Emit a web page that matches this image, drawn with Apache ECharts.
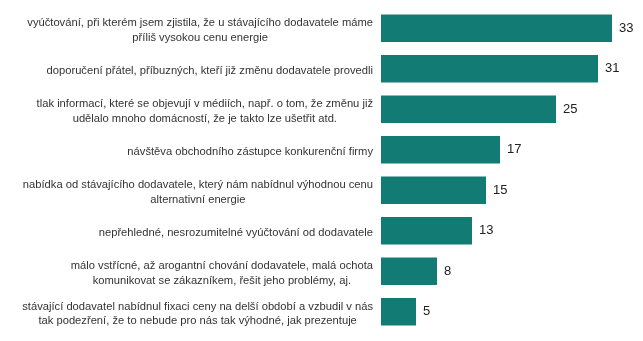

***

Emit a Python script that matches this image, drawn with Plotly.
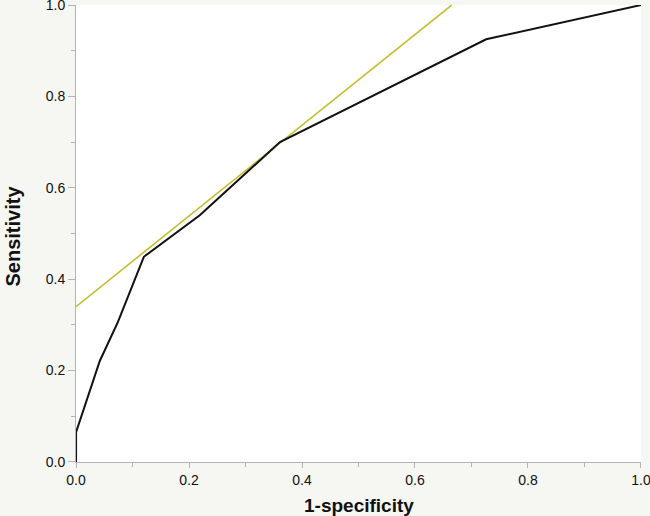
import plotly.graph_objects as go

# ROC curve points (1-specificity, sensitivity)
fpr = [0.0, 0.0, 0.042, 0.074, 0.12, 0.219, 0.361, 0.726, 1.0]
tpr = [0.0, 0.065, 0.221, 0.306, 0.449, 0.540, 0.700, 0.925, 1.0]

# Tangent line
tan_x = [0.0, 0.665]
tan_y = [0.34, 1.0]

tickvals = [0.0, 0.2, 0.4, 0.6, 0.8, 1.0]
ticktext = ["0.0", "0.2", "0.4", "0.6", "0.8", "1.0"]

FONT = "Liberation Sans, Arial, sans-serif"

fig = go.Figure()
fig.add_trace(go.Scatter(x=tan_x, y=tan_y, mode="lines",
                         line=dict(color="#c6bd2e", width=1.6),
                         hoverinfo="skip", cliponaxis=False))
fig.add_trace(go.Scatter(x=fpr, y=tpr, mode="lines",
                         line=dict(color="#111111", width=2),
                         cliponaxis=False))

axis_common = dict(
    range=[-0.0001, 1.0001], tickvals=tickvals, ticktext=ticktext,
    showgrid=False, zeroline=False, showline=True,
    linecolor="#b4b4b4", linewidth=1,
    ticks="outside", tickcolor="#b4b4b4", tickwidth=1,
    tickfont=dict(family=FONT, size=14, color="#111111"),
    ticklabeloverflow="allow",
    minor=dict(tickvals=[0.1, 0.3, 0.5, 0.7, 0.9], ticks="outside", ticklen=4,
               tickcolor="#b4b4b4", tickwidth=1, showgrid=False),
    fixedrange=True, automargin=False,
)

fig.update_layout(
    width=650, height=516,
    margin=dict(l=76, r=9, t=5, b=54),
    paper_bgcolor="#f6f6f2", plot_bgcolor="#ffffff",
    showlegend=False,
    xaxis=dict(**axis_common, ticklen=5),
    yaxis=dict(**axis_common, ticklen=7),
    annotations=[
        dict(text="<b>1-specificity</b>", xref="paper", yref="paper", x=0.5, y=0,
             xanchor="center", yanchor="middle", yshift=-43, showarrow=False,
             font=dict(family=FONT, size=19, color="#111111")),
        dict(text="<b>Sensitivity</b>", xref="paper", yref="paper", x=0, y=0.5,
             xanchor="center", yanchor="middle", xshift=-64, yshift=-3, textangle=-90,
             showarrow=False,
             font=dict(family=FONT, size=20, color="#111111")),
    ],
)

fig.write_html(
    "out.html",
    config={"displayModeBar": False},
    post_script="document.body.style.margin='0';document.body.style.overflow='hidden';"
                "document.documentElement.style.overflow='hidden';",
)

***

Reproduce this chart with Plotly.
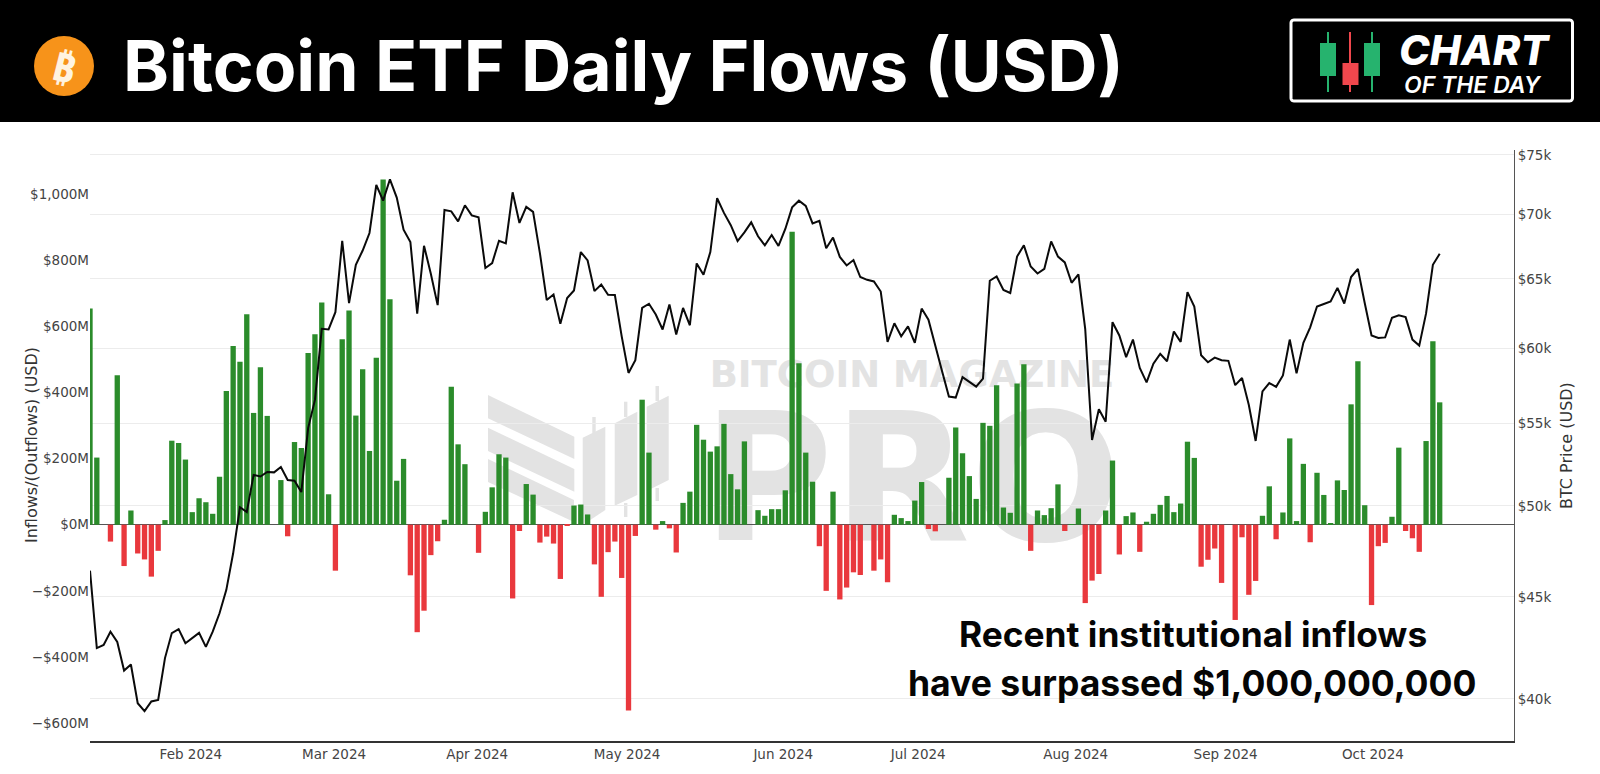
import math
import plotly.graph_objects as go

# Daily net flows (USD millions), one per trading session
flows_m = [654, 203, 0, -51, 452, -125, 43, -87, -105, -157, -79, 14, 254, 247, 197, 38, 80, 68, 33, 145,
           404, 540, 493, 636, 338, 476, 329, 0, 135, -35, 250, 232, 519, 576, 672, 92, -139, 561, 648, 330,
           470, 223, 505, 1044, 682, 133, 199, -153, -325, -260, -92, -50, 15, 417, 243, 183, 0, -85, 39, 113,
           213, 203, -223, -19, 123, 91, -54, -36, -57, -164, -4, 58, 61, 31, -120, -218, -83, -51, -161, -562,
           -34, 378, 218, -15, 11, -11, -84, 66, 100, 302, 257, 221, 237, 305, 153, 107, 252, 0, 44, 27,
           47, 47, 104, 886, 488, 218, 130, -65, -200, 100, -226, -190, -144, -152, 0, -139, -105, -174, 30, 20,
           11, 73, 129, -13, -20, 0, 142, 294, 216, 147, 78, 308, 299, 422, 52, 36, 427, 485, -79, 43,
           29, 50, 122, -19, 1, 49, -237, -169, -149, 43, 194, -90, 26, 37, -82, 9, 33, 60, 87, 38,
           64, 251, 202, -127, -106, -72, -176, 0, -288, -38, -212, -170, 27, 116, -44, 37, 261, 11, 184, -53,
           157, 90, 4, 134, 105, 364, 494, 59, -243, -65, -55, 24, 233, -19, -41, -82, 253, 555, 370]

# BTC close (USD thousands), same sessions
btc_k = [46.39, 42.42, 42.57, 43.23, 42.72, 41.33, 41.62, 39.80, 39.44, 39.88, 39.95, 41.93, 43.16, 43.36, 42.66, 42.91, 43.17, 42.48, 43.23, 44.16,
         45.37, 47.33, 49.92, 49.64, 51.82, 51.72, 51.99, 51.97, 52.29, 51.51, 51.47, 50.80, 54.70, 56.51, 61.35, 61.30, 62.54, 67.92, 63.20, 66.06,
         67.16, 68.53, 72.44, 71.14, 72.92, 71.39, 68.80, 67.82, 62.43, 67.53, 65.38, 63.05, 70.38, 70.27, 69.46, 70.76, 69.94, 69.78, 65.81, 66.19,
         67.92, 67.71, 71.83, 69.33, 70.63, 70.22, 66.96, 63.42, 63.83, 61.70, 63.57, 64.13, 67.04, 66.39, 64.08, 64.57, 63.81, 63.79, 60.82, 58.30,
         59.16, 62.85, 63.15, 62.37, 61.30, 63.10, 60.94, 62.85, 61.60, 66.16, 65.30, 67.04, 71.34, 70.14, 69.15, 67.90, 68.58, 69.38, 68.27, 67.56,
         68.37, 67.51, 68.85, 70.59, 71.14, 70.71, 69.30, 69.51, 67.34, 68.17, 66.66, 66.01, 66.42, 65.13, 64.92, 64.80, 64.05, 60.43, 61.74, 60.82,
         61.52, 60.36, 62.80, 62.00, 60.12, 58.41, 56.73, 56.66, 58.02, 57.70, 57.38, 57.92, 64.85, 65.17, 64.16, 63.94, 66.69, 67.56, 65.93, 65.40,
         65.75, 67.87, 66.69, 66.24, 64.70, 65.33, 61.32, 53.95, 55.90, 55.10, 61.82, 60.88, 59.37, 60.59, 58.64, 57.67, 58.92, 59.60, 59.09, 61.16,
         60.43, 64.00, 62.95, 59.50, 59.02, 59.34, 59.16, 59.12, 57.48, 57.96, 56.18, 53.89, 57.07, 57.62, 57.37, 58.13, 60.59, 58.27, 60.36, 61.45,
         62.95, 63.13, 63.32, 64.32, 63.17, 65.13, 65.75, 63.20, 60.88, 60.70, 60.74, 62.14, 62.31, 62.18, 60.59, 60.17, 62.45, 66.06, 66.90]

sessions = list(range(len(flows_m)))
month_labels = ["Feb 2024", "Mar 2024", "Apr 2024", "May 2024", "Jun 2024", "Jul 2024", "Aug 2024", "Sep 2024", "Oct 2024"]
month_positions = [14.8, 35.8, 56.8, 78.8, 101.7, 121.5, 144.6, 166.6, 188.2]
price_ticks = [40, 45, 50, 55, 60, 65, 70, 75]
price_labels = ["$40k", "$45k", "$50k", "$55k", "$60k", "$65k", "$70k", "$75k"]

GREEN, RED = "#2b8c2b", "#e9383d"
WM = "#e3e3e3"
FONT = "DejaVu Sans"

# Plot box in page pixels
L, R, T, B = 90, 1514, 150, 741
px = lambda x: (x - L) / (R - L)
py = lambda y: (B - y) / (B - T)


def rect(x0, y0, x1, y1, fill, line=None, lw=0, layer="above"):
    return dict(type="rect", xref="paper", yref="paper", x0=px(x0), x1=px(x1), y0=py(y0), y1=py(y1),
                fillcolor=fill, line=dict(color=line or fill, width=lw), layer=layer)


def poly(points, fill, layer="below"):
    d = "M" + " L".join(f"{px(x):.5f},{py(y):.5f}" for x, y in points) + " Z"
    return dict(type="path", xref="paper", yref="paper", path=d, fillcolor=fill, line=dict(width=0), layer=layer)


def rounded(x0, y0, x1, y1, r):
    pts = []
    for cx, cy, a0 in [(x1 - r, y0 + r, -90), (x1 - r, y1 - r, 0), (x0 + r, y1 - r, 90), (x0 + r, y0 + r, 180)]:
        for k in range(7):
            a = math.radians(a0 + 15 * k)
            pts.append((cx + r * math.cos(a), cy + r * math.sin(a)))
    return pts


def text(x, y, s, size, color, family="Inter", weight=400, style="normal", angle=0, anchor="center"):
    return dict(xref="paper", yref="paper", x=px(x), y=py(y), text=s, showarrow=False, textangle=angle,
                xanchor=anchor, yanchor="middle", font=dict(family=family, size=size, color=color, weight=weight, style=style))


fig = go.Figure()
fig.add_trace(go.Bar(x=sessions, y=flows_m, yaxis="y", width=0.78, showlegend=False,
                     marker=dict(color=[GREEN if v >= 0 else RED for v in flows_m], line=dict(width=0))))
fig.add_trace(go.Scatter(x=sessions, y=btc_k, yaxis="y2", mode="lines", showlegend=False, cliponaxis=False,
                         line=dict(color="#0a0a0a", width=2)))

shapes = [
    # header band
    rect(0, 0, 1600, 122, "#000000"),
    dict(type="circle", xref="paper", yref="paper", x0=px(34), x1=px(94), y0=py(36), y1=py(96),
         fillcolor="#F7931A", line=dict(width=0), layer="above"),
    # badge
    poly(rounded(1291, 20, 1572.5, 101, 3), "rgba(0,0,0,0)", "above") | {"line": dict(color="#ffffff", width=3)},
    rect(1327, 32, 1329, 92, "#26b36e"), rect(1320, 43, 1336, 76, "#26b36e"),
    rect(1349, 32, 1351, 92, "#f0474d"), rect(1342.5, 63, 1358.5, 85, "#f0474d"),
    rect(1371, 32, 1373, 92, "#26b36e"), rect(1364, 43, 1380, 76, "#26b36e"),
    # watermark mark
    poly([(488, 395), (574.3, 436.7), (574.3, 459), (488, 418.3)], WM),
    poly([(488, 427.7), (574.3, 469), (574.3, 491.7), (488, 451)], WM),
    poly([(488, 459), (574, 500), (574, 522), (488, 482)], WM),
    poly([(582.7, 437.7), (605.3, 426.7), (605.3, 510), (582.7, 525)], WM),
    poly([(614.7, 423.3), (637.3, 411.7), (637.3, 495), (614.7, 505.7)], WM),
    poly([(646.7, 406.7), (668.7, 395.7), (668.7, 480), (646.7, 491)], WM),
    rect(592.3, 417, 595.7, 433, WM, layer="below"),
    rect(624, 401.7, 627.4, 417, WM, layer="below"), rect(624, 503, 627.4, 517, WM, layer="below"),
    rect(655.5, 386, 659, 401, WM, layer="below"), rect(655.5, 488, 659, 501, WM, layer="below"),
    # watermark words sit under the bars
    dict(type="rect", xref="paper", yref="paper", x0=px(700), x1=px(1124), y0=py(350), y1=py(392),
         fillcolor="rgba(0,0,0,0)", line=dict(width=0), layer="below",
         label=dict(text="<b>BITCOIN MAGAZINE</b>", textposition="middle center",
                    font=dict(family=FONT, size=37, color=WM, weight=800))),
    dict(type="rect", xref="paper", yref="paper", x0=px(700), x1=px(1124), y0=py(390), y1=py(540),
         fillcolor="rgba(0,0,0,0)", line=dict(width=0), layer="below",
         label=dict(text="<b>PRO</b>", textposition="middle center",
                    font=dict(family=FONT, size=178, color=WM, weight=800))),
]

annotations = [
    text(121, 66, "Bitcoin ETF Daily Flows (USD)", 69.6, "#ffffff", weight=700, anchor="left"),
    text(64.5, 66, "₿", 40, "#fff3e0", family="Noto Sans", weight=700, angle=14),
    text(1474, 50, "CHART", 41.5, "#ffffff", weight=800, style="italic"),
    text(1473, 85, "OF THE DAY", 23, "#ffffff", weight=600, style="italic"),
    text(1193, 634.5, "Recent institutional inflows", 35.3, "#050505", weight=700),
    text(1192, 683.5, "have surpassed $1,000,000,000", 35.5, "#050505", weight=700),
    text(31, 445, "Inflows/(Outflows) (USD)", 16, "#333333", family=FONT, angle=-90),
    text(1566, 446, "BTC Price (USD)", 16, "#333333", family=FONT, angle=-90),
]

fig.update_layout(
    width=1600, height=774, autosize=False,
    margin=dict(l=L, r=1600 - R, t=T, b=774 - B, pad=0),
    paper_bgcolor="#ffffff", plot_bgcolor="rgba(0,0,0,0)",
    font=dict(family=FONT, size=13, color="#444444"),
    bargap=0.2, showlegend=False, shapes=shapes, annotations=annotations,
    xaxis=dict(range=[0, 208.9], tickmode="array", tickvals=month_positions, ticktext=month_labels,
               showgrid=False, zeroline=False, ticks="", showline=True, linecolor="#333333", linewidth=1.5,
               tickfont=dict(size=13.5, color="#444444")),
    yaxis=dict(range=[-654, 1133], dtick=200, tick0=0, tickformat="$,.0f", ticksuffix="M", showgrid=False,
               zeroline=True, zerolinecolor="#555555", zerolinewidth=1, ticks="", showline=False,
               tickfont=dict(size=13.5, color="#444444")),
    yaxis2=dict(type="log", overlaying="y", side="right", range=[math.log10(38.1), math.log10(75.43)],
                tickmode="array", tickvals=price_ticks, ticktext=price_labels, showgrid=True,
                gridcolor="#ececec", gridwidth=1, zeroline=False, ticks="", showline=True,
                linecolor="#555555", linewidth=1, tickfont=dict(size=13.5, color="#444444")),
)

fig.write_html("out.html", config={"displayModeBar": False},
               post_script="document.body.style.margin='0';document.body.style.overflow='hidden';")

***

Exercise requirements
Copy every line that contains the string "this".

The output
Emit a web page that matches this image, drawn with Apache ECharts.
Emit a Python script that matches this image, drawn with Plotly.
Reproduce this chart with Plotly.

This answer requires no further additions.